Plague of the sandwich staff
THIS column was going to be about why everyone hates the French, but the topic already seems to have been covered in detail. Anyway, there is nothing really to hate about a people who gave us the croissant. It is Jacques Chirac we dislike, with his bowling ball head and a nose that looks capable of producing significant fallout. He can consider himself off my Christmas card list, along with anyone who ever wrote a How To Use Your Computer manual.
The French cannot and should not be held responsible for the fact that their country is governed by Margaret Thatcher in pinstripes. They voted for him, but we all make mistakes, as Mr Chirac's mother must now realise.
They can, however, through their love of the baguette, be held directly responsible for something far worse. I speak of the insidious rise to prominence in Hong Kong of the sandwich shop. They are spreading with Ebola-like ferocity and are just as dangerous.
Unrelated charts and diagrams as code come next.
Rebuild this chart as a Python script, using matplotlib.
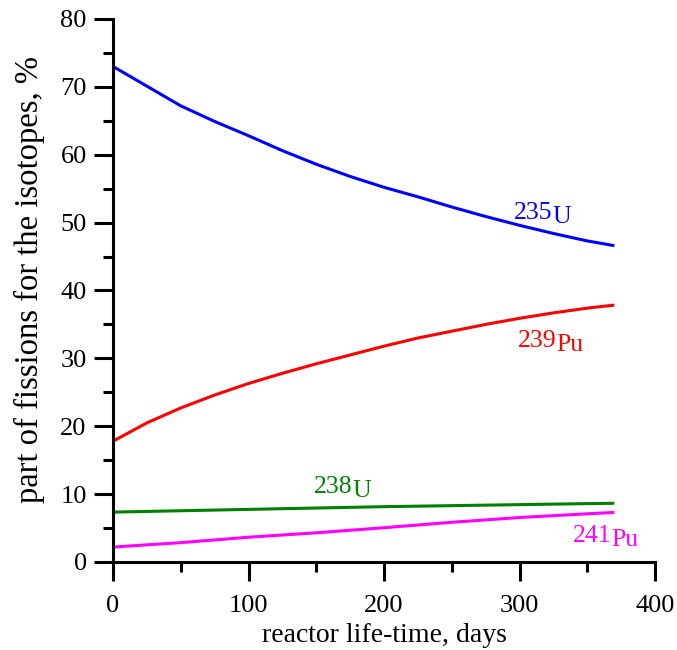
import matplotlib
matplotlib.use("Agg")
import matplotlib.pyplot as plt
from matplotlib.ticker import MultipleLocator

plt.rcParams['font.family'] = ['Liberation Serif', 'DejaVu Serif']

days_fine = [0, 25, 50, 75, 100, 125, 150, 175, 200, 225, 250, 275, 300, 325, 350, 370]
u235 = [73.0, 70.1, 67.2, 64.9, 62.8, 60.6, 58.6, 56.8, 55.2, 53.8, 52.3, 50.9, 49.6, 48.4, 47.3, 46.6]
pu239 = [17.8, 20.5, 22.7, 24.6, 26.3, 27.8, 29.2, 30.5, 31.8, 33.0, 34.0, 35.0, 35.9, 36.7, 37.4, 37.85]
days_coarse = [0, 50, 100, 150, 200, 250, 300, 350, 370]
u238 = [7.35, 7.55, 7.75, 7.95, 8.15, 8.3, 8.45, 8.6, 8.65]
pu241 = [2.2, 2.85, 3.65, 4.3, 5.05, 5.85, 6.55, 7.1, 7.3]

series = [
    (days_fine, u235, '#0000ff', '235', 'U', 324, 50.5),
    (days_fine, pu239, '#ff0000', '239', 'Pu', 327, 31.7),
    (days_coarse, u238, '#008000', '238', 'U', 176.5, 10.2),
    (days_coarse, pu241, '#ff00ff', '241', 'Pu', 368, 2.95),
]

fig = plt.figure(figsize=(6.77, 6.5), dpi=100)
ax = fig.add_axes([0.167, 0.1354, 0.8005, 0.8354])

fs = 19
for xs, vals, col, num, sym, lx, ly in series:
    ax.plot(xs, vals, color=col, lw=2.2, solid_capstyle='butt')
    ax.text(lx, ly, num, color=col, ha='right', va='baseline', fontsize=18.5)
    ax.annotate(sym, xy=(lx, ly), xytext=(0, -3), textcoords='offset points',
                color=col, ha='left', va='baseline', fontsize=18.5)

ax.set_xlim(0, 400)
ax.set_ylim(0, 80)
ax.xaxis.set_major_locator(MultipleLocator(100))
ax.xaxis.set_minor_locator(MultipleLocator(50))
ax.yaxis.set_major_locator(MultipleLocator(10))
ax.yaxis.set_minor_locator(MultipleLocator(5))

for s in ['top', 'right']:
    ax.spines[s].set_visible(False)
for s in ['left', 'bottom']:
    ax.spines[s].set_linewidth(2.2)

ax.tick_params(which='major', direction='out', length=14, width=2.2, labelsize=fs)
ax.tick_params(which='minor', direction='out', length=7, width=2.2)
ax.tick_params(axis='y', pad=5)
ax.tick_params(axis='x', pad=10)

ax.set_xlabel('reactor life-time, days', fontsize=20, labelpad=4)
ax.set_ylabel('part of fissions for the isotopes, %', fontsize=23.5)
ax.yaxis.set_label_coords(-0.1255, 0.52)

fig.savefig('out.png', dpi=100, facecolor='white')
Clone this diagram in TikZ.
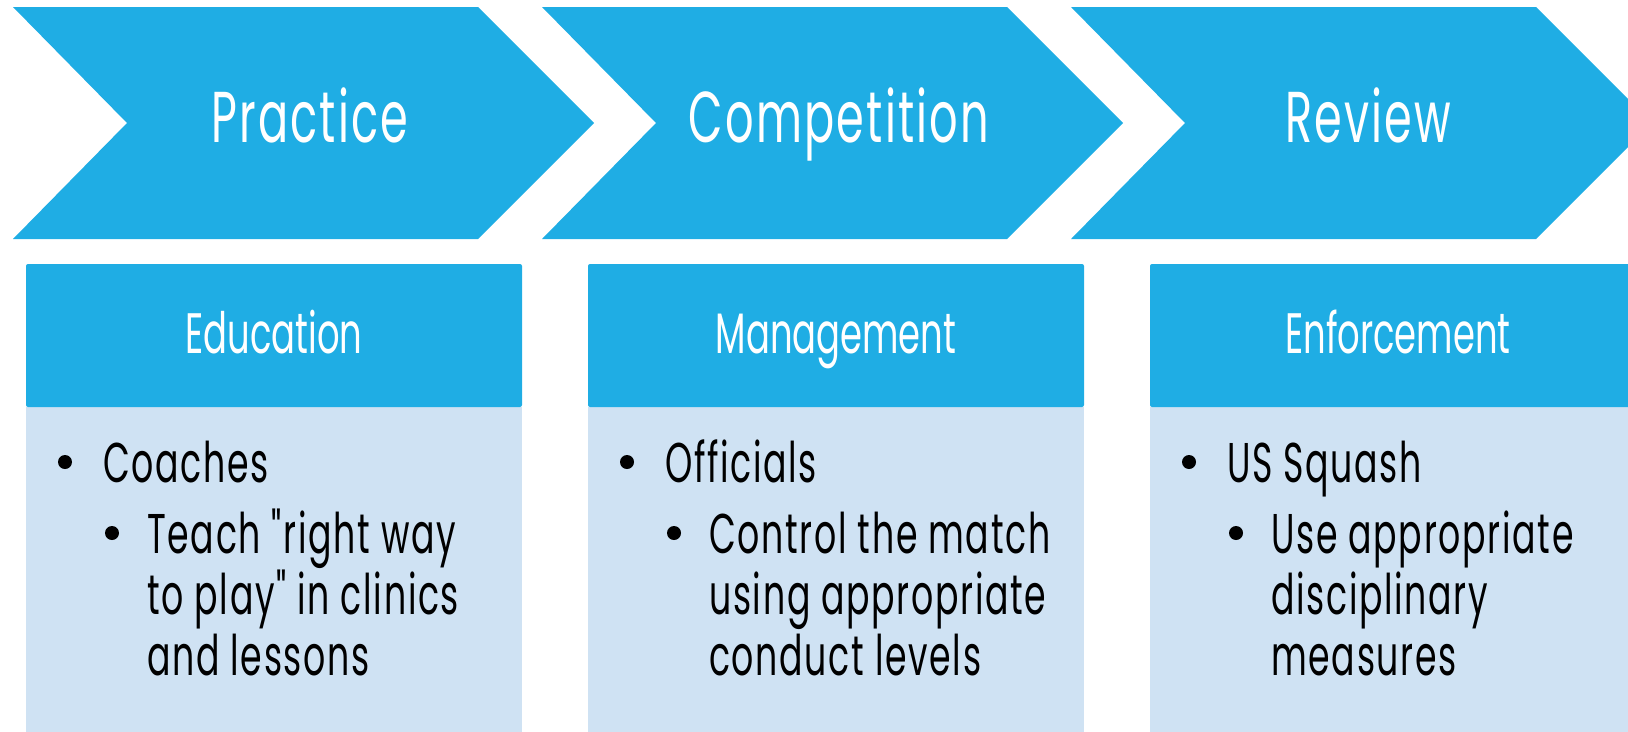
\documentclass[tikz,border=0pt]{standalone}
\usepackage{fontspec}
\setmainfont{Poppins}[FakeStretch=0.62, Ligatures=TeXOff]
\newfontfamily\spacedfont{Poppins}[FakeStretch=0.62, LetterSpace=3, Ligatures=TeXOff]
\definecolor{chev}{HTML}{1FADE4}
\definecolor{bodyfill}{HTML}{CFE2F3}
\tikzset{
  chevshape/.style={fill=chev},
  headbox/.style={fill=chev},
  bodybox/.style={fill=bodyfill},
  bigtitle/.style={anchor=base, text=white, inner sep=0pt, font=\spacedfont\fontsize{72}{80}\selectfont},
  headtitle/.style={anchor=base, text=white, inner sep=0pt, font=\fontsize{57}{62}\selectfont},
  bodyline/.style={anchor=base west, text=black, inner sep=0pt, font=\spacedfont\fontsize{56}{61}\selectfont},
  dot/.style={circle, fill=black, inner sep=0pt, minimum size=14pt}
}
\begin{document}
\begin{tikzpicture}[x=1pt,y=-1pt]
\useasboundingbox (0,0) rectangle (1628,731);
\clip (0,0) rectangle (1628,731);
% chevrons
\foreach \xl in {13,542,1071}{
  \fill[chevshape] (\xl,7) -- (\xl+465,7) -- (\xl+581,123) -- (\xl+465,239) -- (\xl,239) -- (\xl+114,123) -- cycle;
}
\node[bigtitle] (t1) at (310,142) {Practice};
\node[bigtitle] (t2) at (839,142) {Competition};
\node[bigtitle] (t3) at (1368,142) {Review};
% boxes
\foreach \bx in {26,588,1150}{
  \fill[bodybox] (\bx,407) rectangle (\bx+496,740);
  \fill[headbox, rounded corners=2pt] (\bx,407) -- (\bx,264) -- (\bx+496,264) -- (\bx+496,407) -- cycle;
}
\node[headtitle] (h1) at (274,353) {Education};
\node[headtitle] (h2) at (836,353) {Management};
\node[headtitle] (h3) at (1398,353) {Enforcement};
% box 1
\node[dot] (d1a) at (65,462) {};
\node[bodyline] (b1a) at (103,482) {Coaches};
\node[dot] (d1b) at (112,533) {};
\node[bodyline] (b1b) at (147,553) {Teach "right way};
\node[bodyline] (b1c) at (147,614) {to play" in clinics};
\node[bodyline] (b1d) at (147,675) {and lessons};
% box 2
\node[dot] (d2a) at (627,462) {};
\node[bodyline] (b2a) at (665,482) {Officials};
\node[dot] (d2b) at (674,533) {};
\node[bodyline] (b2b) at (709,553) {Control the match};
\node[bodyline] (b2c) at (709,614) {using appropriate};
\node[bodyline] (b2d) at (709,675) {conduct levels};
% box 3
\node[dot] (d3a) at (1189,462) {};
\node[bodyline] (b3a) at (1227,482) {US Squash};
\node[dot] (d3b) at (1236,533) {};
\node[bodyline] (b3b) at (1271,553) {Use appropriate};
\node[bodyline] (b3c) at (1271,614) {disciplinary};
\node[bodyline] (b3d) at (1271,675) {measures};
\end{tikzpicture}
\end{document}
You must have visited these places. They are staffed by young people for whom the territory's educational system did not meet its brief. Every member of staff is employed only on the proviso that he or she is incapable of understanding that butter must be spread to the edges of the bread and not left struggling for a foothold on a small patch in the middle.
They are schooled in the fine art of being parsimonious with a sandwich's most important elements (namely the meat) but free and easy with that stuff they laughingly call mayonnaise. Another great French invention, but one which has not travelled well. Somewhere between the Dordogne and Kai Tak it mutated into something resembling pus.
If you are eating a sandwich while reading this I apologise, but sometimes a man has got to make a stand.